OBJECTIVE -> Retype only what runs from the first line of the listing to the line holding "['NO.1', 'NO.2', 'NO.3', 'NO.4', 'NO.5', 'NO.6', 'NO.7'];", both included. Do not retype the pictures.

:: RECORDED INFORMATION ::

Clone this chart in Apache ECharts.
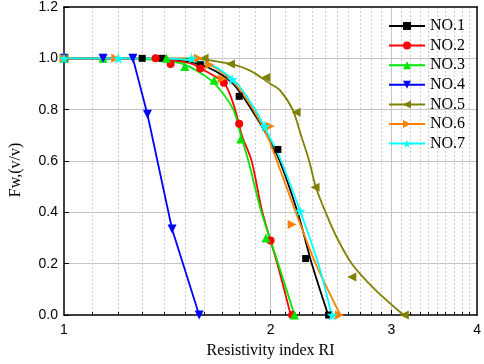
<!DOCTYPE html>
<html>
<head>
<meta charset="utf-8">
<script src="https://cdn.jsdelivr.net/npm/echarts@6/dist/echarts.min.js"></script>
<style>
  html, body { margin: 0; padding: 0; background: #fff; }
  #chart { width: 484px; height: 364px; }
</style>
</head>
<body>
<div id="chart"></div>
<script>
const names = ['NO.1', 'NO.2', 'NO.3', 'NO.4', 'NO.5', 'NO.6', 'NO.7'];

// measured points [RI, Fw]
const pointsNO1 = [[1, 1], [1.30, 1], [1.39, 1], [1.58, 0.975], [1.80, 0.852], [2.05, 0.645], [2.25, 0.22], [2.43, 0]];
const pointsNO2 = [[1, 1], [1.36, 1], [1.43, 0.978], [1.58, 0.96], [1.71, 0.905], [1.80, 0.745], [2.0, 0.29], [2.15, 0]];
const pointsNO3 = [[1, 1], [1.14, 1], [1.41, 1], [1.50, 0.968], [1.655, 0.915], [1.81, 0.686], [1.97, 0.30], [2.167, 0]];
const pointsNO4 = [[1, 1], [1.14, 1], [1.26, 1], [1.323, 0.782], [1.437, 0.335], [1.574, 0]];
const pointsNO5 = [[1, 1], [1.60, 1], [1.748, 0.978], [1.968, 0.925], [2.179, 0.79], [2.322, 0.498], [2.627, 0.148], [3.133, 0]];
const pointsNO6 = [[1, 1], [1.19, 1], [1.57, 1], [1.63, 0.975], [1.70, 0.92], [1.997, 0.735], [2.15, 0.353], [2.52, 0]];
const pointsNO7 = [[1, 1], [1.20, 1], [1.535, 1], [1.758, 0.918], [1.962, 0.735], [2.208, 0.405], [2.459, 0]];

// fitted curves
const curveNO1 = [[1, 1], [1.3, 1], [1.45, 0.993], [1.557, 0.98], [1.664, 0.95], [1.765, 0.9], [1.877, 0.8], [1.977, 0.7], [2.062, 0.6], [2.19, 0.4], [2.297, 0.2], [2.427, 0]];
const curveNO2 = [[1, 1], [1.3, 1], [1.45, 0.99], [1.53, 0.98], [1.61, 0.95], [1.715, 0.9], [1.776, 0.8], [1.816, 0.7], [1.877, 0.6], [1.946, 0.4], [2.046, 0.2], [2.14, 0]];
const curveNO3 = [[1, 1], [1.25, 1], [1.4, 0.99], [1.482, 0.98], [1.566, 0.95], [1.66, 0.9], [1.765, 0.8], [1.81, 0.7], [1.857, 0.6], [1.94, 0.4], [2.052, 0.2], [2.167, 0]];
const curveNO4 = pointsNO4;
const curveNO5 = [[1, 1], [1.5, 1], [1.6, 0.995], [1.748, 0.978], [1.867, 0.952], [2.0, 0.9], [2.062, 0.877], [2.154, 0.8], [2.215, 0.7], [2.277, 0.6], [2.327, 0.5], [2.406, 0.4], [2.5, 0.3], [2.627, 0.2], [2.838, 0.1], [3.125, 0]];
const curveNO6 = [[1, 1], [1.35, 1], [1.5, 0.995], [1.61, 0.98], [1.69, 0.95], [1.777, 0.9], [1.888, 0.8], [1.977, 0.7], [2.043, 0.6], [2.177, 0.4], [2.327, 0.2], [2.528, 0]];
const curveNO7 = [[1, 1], [1.35, 1], [1.5, 0.995], [1.62, 0.98], [1.70, 0.95], [1.79, 0.9], [1.9, 0.8], [1.988, 0.7], [2.073, 0.6], [2.212, 0.4], [2.348, 0.2], [2.455, 0]];

const xLabels = [1, 2, 3, 4];
const xMajor = [2, 3];
const xMinor = [1.1, 1.2, 1.3, 1.4, 1.5, 1.6, 1.7, 1.8, 1.9,
  2.1, 2.2, 2.3, 2.4, 2.5, 2.6, 2.7, 2.8, 2.9,
  3.1, 3.2, 3.3, 3.4, 3.5, 3.6, 3.7, 3.8, 3.9];

const points = [pointsNO1, pointsNO2, pointsNO3, pointsNO4, pointsNO5, pointsNO6, pointsNO7];
const curves = [curveNO1, curveNO2, curveNO3, curveNO4, curveNO5, curveNO6, curveNO7];

const colors = ['#000000', '#ff0000', '#00e600', '#0000ff', '#808000', '#ff8000', '#00ffff'];
const symbols = [
  'rect',
  'circle',
  'triangle',
  'path://M0,0L10,0L5,9Z',
  'path://M9,0L9,10L0,5Z',
  'path://M0,0L0,10L9,5Z',
  'path://M50,0L61,35L98,35L68,57L79,91L50,70L21,91L32,57L2,35L39,35Z',
];
const sizes = [7, 8, 9, 9, 9, 9, 11];

const serif = 'Liberation Serif';
const sans = 'Liberation Sans';

const series = [];
names.forEach((name, i) => {
  series.push({
    name,
    type: 'line',
    data: curves[i],
    smooth: i === 3 ? false : 0.3,
    showSymbol: false,
    symbol: symbols[i],
    symbolSize: sizes[i],
    lineStyle: { color: colors[i], width: 1.8 },
    itemStyle: { color: colors[i] },
    z: 2,
  });
  series.push({
    name,
    type: 'scatter',
    data: points[i],
    symbol: symbols[i],
    symbolSize: sizes[i],
    itemStyle: { color: colors[i], opacity: 1 },
    z: 3,
  });
});

const chart = echarts.init(document.getElementById('chart'));
chart.setOption({
  animation: false,
  backgroundColor: '#fff',
  grid: { left: 61, right: 3, top: 6, bottom: 46 },
  legend: {
    data: names,
    orient: 'vertical',
    left: 383,
    top: 13,
    itemWidth: 36,
    itemHeight: 10,
    itemGap: 3.6,
    textStyle: { fontFamily: serif, fontSize: 16, color: '#000' },
  },
  xAxis: [
    {
      type: 'log',
      logBase: 2,
      min: 1,
      max: 4,
      position: 'bottom',
      name: 'Resistivity index RI',
      nameLocation: 'middle',
      nameGap: 28,
      nameTextStyle: { fontFamily: serif, fontSize: 16, color: '#000' },
      axisLine: { onZero: false, lineStyle: { color: '#000', width: 1.5 } },
      axisTick: { inside: true, length: 5, customValues: xMajor, lineStyle: { color: '#000' } },
      axisLabel: {
        customValues: xLabels, margin: 8, fontFamily: sans, fontSize: 14, color: '#000',
      },
      splitLine: { show: true, lineStyle: { color: '#c4c4c4', width: 1 } },
    },
    {
      type: 'log',
      logBase: 2,
      min: 1,
      max: 4,
      position: 'bottom',
      axisLine: { show: false, onZero: false },
      axisTick: { inside: true, length: 3, customValues: xMinor, lineStyle: { color: '#000' } },
      axisLabel: { show: false },
      splitLine: { show: true, lineStyle: { color: '#cccccc', width: 1, type: [2, 2] } },
    },
    {
      type: 'log',
      logBase: 2,
      min: 1,
      max: 4,
      position: 'top',
      z: 5,
      axisLine: { onZero: false, lineStyle: { color: '#000', width: 1.5 } },
      axisTick: { show: false },
      axisLabel: { show: false },
      splitLine: { show: false },
    },
  ],
  yAxis: [
    {
      type: 'value',
      min: 0,
      max: 1.2,
      interval: 0.2,
      name: 'Fw,(v/v)',
      nameLocation: 'middle',
      nameGap: 40,
      nameTextStyle: {
        fontFamily: serif, fontSize: 16, color: '#000', padding: [0, 18, 0, 0],
      },
      axisLine: { show: true, onZero: false, lineStyle: { color: '#000', width: 1.5 } },
      axisTick: { show: true, inside: true, length: 5, lineStyle: { color: '#000' } },
      axisLabel: {
        margin: 6, fontFamily: sans, fontSize: 14, color: '#000',
        formatter: (v) => v.toFixed(1),
      },
      splitLine: {
        show: true, showMinLine: false, showMaxLine: false,
        lineStyle: { color: '#c4c4c4', width: 1 },
      },
    },
    {
      type: 'value',
      min: 0,
      max: 1.2,
      position: 'right',
      z: 5,
      axisLine: { show: true, onZero: false, lineStyle: { color: '#000', width: 1.5 } },
      axisTick: { show: false },
      axisLabel: { show: false },
      splitLine: { show: false },
    },
  ],
  series,
});
</script>
</body>
</html>
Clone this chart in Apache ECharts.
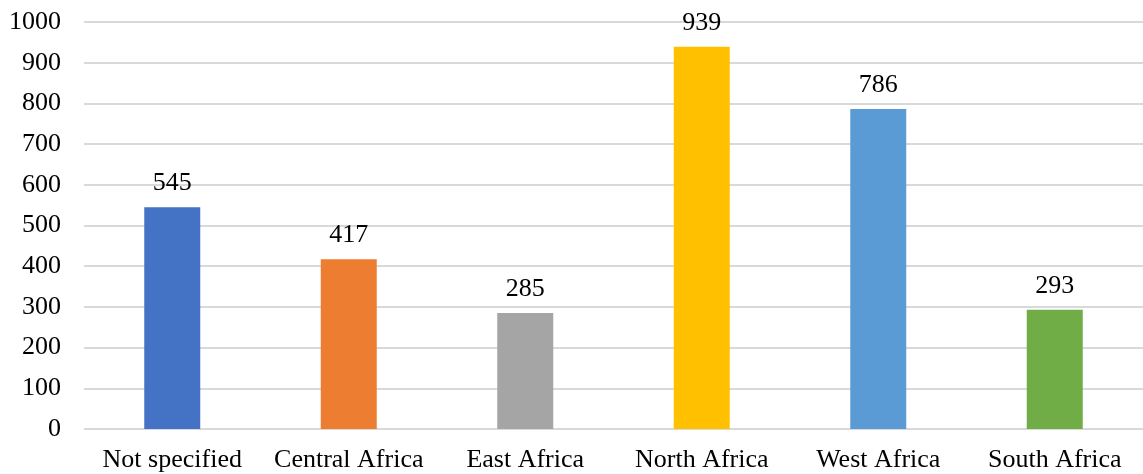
<!DOCTYPE html>
<html>
<head>
<meta charset="utf-8">
<script src="https://cdn.jsdelivr.net/npm/echarts@6/dist/echarts.min.js"></script>
<style>
  html, body { margin: 0; padding: 0; background: #fff; }
  #main { width: 1143px; height: 474px; }
</style>
</head>
<body>
<div id="main"></div>
<script>
// chart data
const regions = ['Not specified', 'Central Africa', 'East Africa', 'North Africa', 'West Africa', 'South Africa'];
const counts = [545, 417, 285, 939, 786, 293];
const barColors = ['#4472C4', '#ED7D31', '#A5A5A5', '#FFC000', '#5B9BD5', '#70AD47'];

const font = '"Liberation Serif", "Times New Roman", serif';
const chart = echarts.init(document.getElementById('main'));

chart.setOption({
  animation: false,
  textStyle: { fontFamily: font },
  grid: { left: 84, right: 0, top: 22, bottom: 45 },
  xAxis: {
    type: 'category',
    data: regions,
    axisLine: { show: false },
    axisTick: { show: false },
    axisLabel: { color: '#000', fontSize: 26, fontFamily: font, margin: 18, interval: 0 }
  },
  yAxis: {
    type: 'value',
    min: 0,
    max: 1000,
    interval: 100,
    axisLine: { show: false },
    axisTick: { show: false },
    axisLabel: { color: '#000', fontSize: 26, fontFamily: font, margin: 23, formatter: v => String(v) },
    splitLine: { lineStyle: { color: '#D9D9D9', width: 2 } }
  },
  series: [{
    type: 'bar',
    barWidth: 56,
    data: counts.map((v, i) => ({ value: v, itemStyle: { color: barColors[i] } })),
    label: {
      show: true,
      position: 'top',
      distance: 11,
      color: '#000',
      fontSize: 26,
      fontFamily: font
    }
  }]
});
</script>
</body>
</html>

:::

SOLUTION FOR THIS EXERCISE ->
Clone this chart in Apache ECharts.
<!DOCTYPE html>
<html>
<head>
<meta charset="utf-8">
<script src="https://cdn.jsdelivr.net/npm/echarts@6/dist/echarts.min.js"></script>
<style>
  html, body { margin: 0; padding: 0; background: #fff; }
  #chart { width: 484px; height: 364px; }
</style>
</head>
<body>
<div id="chart"></div>
<script>
const names = ['NO.1', 'NO.2', 'NO.3', 'NO.4', 'NO.5', 'NO.6', 'NO.7'];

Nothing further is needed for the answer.